Beginning with the first line, set down every line through the one containing "const panelTitles = ['1.", exactly as it appears, but not the pictures.

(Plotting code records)
==*==
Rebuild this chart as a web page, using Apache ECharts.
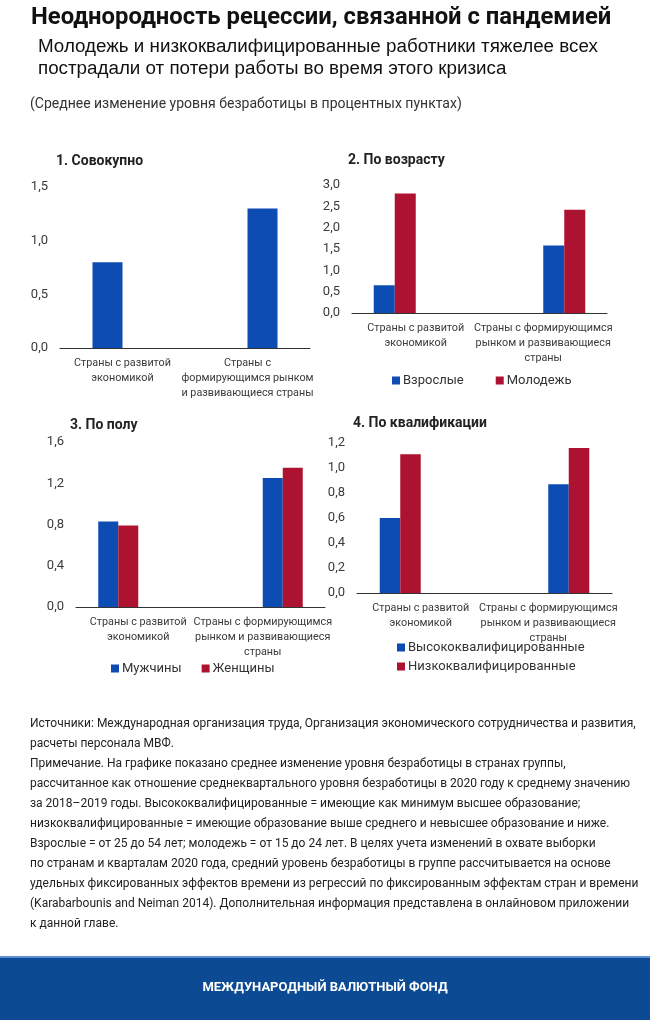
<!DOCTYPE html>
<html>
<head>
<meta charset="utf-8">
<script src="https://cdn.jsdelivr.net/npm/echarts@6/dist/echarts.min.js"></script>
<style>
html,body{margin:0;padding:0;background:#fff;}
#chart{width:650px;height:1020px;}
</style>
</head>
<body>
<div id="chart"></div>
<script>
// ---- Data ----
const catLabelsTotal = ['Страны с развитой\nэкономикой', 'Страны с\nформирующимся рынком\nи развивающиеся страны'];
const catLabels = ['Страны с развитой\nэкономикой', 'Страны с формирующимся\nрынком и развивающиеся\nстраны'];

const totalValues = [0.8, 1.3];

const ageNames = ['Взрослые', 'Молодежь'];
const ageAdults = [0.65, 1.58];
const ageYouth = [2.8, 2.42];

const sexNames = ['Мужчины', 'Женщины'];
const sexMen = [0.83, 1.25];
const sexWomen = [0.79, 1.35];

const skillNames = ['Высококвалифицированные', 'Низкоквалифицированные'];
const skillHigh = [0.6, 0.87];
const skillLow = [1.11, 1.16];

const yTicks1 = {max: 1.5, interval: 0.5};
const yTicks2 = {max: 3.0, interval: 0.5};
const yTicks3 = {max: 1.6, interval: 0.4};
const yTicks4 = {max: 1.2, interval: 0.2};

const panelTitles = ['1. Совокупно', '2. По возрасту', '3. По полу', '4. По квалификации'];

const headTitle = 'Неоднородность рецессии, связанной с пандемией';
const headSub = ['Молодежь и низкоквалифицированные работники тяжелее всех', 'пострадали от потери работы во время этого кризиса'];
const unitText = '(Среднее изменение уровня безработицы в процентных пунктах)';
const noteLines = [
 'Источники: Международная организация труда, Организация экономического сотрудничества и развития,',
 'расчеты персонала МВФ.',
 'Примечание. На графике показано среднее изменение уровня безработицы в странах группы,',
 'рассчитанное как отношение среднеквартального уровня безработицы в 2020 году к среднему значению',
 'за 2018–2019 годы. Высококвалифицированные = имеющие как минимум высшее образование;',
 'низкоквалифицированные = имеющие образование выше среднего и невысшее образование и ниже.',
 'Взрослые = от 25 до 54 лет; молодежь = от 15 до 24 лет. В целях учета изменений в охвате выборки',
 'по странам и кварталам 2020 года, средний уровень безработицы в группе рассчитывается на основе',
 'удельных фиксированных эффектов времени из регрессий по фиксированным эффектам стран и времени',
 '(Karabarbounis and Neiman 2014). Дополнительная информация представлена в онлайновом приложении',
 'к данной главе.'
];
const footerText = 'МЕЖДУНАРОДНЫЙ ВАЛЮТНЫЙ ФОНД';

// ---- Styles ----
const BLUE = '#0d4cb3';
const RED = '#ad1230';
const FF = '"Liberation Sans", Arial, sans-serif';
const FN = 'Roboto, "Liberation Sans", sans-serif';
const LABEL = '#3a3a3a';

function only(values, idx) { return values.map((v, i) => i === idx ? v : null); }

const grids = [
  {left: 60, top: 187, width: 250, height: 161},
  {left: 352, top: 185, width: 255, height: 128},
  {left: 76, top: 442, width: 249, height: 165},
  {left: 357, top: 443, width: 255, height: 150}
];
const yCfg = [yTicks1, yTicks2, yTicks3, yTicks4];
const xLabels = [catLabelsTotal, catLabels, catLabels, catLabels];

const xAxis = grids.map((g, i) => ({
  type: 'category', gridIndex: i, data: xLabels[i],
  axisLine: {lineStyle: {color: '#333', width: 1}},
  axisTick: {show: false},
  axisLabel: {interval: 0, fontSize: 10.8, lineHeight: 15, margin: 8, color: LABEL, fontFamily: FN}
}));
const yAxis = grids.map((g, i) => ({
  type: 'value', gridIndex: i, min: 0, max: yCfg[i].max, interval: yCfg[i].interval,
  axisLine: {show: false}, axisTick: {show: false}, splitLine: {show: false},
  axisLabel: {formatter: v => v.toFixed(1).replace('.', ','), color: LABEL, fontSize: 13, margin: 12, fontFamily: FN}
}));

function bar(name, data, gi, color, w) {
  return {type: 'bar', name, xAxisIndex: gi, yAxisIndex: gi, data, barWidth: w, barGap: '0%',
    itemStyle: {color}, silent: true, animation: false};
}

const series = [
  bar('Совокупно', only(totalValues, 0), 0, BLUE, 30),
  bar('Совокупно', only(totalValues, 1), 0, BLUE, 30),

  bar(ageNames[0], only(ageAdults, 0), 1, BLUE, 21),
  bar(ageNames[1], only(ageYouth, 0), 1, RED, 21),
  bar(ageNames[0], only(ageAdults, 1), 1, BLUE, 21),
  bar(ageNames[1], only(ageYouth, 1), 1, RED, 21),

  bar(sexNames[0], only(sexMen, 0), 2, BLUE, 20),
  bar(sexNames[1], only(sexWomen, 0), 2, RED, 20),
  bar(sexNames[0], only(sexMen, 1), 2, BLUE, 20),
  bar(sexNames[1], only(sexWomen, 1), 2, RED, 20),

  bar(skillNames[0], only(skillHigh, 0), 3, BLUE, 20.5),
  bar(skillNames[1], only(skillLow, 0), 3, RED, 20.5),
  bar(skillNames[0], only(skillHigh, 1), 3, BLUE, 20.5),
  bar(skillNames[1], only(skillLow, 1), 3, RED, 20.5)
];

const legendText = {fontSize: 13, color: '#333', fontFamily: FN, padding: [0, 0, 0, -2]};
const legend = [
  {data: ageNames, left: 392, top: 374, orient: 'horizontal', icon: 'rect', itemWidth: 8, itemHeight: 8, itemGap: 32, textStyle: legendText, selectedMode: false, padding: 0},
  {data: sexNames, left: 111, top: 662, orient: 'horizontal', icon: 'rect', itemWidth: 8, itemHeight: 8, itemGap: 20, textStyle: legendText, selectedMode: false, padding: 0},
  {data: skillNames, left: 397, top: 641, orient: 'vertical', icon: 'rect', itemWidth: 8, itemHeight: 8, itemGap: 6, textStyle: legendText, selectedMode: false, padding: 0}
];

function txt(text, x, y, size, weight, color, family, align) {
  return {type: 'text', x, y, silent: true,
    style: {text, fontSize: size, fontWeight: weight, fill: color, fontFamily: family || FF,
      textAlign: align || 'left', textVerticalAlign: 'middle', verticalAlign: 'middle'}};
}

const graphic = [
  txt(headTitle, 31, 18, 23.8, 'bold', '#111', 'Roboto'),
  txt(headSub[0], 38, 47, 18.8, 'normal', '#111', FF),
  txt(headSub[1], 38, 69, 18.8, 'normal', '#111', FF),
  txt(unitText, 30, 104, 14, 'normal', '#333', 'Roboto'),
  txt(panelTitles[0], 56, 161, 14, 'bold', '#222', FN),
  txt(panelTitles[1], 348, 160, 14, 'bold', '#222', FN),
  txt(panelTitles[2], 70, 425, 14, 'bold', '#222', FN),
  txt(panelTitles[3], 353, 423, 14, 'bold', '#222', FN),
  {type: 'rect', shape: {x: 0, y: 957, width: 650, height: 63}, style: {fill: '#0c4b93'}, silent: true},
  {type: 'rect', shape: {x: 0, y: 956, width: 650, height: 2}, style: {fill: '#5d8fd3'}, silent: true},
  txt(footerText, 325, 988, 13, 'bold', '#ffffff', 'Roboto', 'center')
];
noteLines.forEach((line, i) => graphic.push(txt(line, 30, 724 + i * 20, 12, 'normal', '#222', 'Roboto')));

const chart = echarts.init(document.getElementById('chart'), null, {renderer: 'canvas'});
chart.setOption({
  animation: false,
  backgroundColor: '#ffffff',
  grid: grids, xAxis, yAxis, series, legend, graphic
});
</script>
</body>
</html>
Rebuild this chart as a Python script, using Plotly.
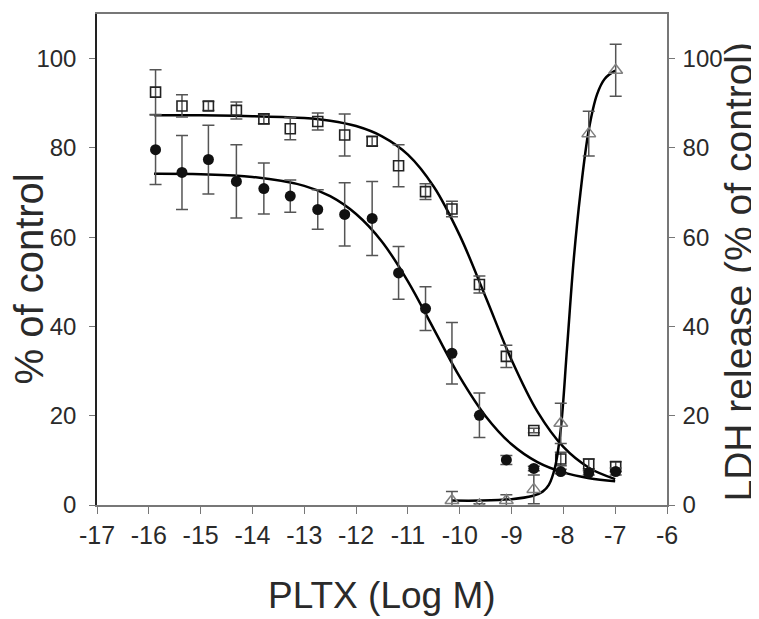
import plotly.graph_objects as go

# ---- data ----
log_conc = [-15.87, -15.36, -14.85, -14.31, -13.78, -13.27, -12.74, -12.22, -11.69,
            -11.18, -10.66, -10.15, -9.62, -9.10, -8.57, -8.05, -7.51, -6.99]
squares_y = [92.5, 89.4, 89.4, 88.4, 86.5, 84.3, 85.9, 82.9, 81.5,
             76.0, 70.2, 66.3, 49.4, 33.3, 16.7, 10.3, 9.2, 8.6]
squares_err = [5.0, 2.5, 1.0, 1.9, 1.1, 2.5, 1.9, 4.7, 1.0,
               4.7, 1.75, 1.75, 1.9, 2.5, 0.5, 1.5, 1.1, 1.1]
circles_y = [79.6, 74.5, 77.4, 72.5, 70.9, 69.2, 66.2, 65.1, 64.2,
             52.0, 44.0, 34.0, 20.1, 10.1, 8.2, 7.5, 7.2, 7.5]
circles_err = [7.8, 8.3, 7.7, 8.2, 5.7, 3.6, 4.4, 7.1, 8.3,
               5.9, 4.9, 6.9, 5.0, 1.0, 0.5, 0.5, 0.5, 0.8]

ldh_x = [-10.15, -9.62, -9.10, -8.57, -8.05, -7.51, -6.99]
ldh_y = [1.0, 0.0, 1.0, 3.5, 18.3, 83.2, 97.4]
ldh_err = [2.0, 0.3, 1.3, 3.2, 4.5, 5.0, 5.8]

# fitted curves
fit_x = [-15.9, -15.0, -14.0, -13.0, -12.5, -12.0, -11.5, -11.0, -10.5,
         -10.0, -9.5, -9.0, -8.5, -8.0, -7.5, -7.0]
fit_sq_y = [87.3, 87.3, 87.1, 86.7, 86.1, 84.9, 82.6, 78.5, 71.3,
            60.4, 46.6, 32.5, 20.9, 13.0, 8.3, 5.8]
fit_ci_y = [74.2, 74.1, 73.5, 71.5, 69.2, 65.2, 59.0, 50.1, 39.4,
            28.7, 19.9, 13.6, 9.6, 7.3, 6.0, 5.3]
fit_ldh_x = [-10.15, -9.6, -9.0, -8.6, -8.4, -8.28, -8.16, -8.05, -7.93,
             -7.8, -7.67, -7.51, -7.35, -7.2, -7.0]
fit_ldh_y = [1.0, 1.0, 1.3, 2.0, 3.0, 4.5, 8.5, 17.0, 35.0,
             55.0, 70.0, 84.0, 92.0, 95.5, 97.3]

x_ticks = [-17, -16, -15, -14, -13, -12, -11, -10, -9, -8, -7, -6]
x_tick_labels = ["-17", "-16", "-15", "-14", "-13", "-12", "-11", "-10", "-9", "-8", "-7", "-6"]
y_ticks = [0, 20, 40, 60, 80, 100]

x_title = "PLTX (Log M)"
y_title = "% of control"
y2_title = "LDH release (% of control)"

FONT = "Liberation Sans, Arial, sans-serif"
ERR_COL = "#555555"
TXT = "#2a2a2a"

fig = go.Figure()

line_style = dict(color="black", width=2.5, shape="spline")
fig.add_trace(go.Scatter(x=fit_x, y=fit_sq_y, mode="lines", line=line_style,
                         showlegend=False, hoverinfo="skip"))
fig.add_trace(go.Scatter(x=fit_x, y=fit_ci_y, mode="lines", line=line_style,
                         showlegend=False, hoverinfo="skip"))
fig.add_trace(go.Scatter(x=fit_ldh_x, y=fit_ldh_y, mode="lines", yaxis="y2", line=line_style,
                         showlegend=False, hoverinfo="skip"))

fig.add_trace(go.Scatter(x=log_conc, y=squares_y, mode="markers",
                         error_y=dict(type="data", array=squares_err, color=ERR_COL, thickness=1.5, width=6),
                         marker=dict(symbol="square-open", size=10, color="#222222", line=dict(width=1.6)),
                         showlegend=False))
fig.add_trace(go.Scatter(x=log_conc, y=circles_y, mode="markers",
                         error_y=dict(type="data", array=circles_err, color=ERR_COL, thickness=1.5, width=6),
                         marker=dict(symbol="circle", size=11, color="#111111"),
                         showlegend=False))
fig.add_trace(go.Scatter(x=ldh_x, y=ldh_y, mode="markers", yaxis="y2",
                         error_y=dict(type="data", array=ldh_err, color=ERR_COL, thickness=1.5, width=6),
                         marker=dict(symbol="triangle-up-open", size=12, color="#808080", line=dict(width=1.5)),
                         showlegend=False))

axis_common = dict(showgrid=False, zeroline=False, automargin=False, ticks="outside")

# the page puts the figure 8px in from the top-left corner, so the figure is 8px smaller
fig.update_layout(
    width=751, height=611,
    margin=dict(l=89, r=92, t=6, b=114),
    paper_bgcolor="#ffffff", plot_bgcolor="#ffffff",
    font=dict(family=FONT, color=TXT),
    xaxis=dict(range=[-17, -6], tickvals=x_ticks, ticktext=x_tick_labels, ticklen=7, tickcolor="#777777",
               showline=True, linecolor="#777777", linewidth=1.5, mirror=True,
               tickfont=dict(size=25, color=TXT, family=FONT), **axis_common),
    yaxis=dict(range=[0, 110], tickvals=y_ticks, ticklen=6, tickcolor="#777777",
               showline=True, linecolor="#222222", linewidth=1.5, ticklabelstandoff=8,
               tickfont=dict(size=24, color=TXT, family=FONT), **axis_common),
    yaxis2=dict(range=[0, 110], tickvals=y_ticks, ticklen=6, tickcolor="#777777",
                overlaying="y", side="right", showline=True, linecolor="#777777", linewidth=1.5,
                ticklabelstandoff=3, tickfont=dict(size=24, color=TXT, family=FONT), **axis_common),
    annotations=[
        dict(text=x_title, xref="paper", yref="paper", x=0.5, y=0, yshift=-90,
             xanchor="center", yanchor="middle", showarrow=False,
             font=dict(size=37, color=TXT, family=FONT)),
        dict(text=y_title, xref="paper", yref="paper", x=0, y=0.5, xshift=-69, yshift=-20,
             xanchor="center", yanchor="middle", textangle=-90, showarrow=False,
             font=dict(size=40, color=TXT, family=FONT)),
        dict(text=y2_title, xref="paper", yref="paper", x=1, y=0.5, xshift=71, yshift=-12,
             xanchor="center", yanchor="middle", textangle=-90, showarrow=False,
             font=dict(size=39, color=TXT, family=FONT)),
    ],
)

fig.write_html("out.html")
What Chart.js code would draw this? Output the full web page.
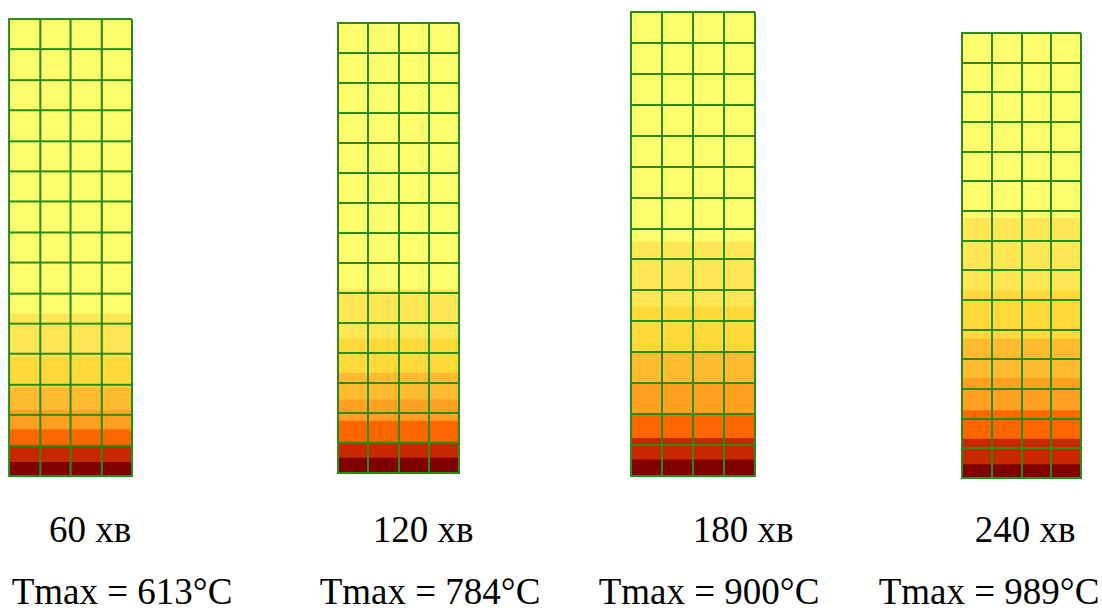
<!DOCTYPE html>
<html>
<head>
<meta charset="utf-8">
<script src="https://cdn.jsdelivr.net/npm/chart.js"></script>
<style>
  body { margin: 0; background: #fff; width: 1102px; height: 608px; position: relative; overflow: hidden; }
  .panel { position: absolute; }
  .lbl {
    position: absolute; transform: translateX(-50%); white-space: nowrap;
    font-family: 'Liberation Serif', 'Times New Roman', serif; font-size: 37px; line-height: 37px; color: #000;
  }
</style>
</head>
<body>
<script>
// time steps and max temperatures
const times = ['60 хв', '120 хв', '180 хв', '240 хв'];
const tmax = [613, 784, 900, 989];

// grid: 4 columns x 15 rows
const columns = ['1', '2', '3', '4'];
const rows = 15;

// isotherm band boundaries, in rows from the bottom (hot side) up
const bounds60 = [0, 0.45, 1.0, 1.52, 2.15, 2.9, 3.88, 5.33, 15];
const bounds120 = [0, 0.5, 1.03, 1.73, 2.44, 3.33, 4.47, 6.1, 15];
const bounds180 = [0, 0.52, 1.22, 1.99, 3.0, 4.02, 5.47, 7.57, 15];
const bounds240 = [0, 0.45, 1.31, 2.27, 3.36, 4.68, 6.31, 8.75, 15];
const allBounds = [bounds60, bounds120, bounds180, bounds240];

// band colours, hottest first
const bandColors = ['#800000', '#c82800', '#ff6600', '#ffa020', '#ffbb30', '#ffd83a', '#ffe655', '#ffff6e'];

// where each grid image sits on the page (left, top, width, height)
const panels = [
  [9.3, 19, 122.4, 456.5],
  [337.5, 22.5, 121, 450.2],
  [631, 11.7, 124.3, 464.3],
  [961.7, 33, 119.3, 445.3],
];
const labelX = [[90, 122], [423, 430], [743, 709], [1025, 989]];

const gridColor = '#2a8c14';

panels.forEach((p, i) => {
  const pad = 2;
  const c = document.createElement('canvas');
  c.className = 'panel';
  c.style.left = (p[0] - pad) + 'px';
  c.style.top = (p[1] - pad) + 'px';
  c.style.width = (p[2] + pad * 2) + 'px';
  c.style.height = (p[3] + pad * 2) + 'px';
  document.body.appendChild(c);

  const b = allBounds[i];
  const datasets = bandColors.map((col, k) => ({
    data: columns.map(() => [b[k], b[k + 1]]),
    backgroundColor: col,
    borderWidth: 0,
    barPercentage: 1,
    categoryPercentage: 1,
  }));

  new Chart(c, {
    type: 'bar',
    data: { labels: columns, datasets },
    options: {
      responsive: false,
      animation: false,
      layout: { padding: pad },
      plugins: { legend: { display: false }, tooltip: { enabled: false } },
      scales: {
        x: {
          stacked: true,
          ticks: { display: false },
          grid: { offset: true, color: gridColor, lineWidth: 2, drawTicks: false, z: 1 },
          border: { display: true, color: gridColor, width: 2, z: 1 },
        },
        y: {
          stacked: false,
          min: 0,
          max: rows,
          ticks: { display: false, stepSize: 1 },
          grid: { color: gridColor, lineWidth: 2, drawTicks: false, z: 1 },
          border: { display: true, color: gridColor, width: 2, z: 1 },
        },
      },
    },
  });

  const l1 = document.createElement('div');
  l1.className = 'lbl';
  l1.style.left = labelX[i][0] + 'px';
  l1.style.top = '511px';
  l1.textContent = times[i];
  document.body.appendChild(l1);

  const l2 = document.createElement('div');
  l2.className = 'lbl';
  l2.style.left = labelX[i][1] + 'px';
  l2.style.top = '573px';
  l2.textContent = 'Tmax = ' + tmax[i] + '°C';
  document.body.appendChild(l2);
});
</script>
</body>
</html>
==*==
• Exercise answer:
Rebuild this chart as a web page, using Apache ECharts.
<!DOCTYPE html>
<html>
<head>
<meta charset="utf-8">
<script src="https://cdn.jsdelivr.net/npm/echarts@6/dist/echarts.min.js"></script>
<style>
html,body{margin:0;padding:0;background:#fff;}
#chart{width:650px;height:1020px;}
</style>
</head>
<body>
<div id="chart"></div>
<script>
// ---- Data ----
const catLabelsTotal = ['Страны с развитой\nэкономикой', 'Страны с\nформирующимся рынком\nи развивающиеся страны'];
const catLabels = ['Страны с развитой\nэкономикой', 'Страны с формирующимся\nрынком и развивающиеся\nстраны'];

const totalValues = [0.8, 1.3];

const ageNames = ['Взрослые', 'Молодежь'];
const ageAdults = [0.65, 1.58];
const ageYouth = [2.8, 2.42];

const sexNames = ['Мужчины', 'Женщины'];
const sexMen = [0.83, 1.25];
const sexWomen = [0.79, 1.35];

const skillNames = ['Высококвалифицированные', 'Низкоквалифицированные'];
const skillHigh = [0.6, 0.87];
const skillLow = [1.11, 1.16];

const yTicks1 = {max: 1.5, interval: 0.5};
const yTicks2 = {max: 3.0, interval: 0.5};
const yTicks3 = {max: 1.6, interval: 0.4};
const yTicks4 = {max: 1.2, interval: 0.2};

const panelTitles = ['1. Совокупно', '2. По возрасту', '3. По полу', '4. По квалификации'];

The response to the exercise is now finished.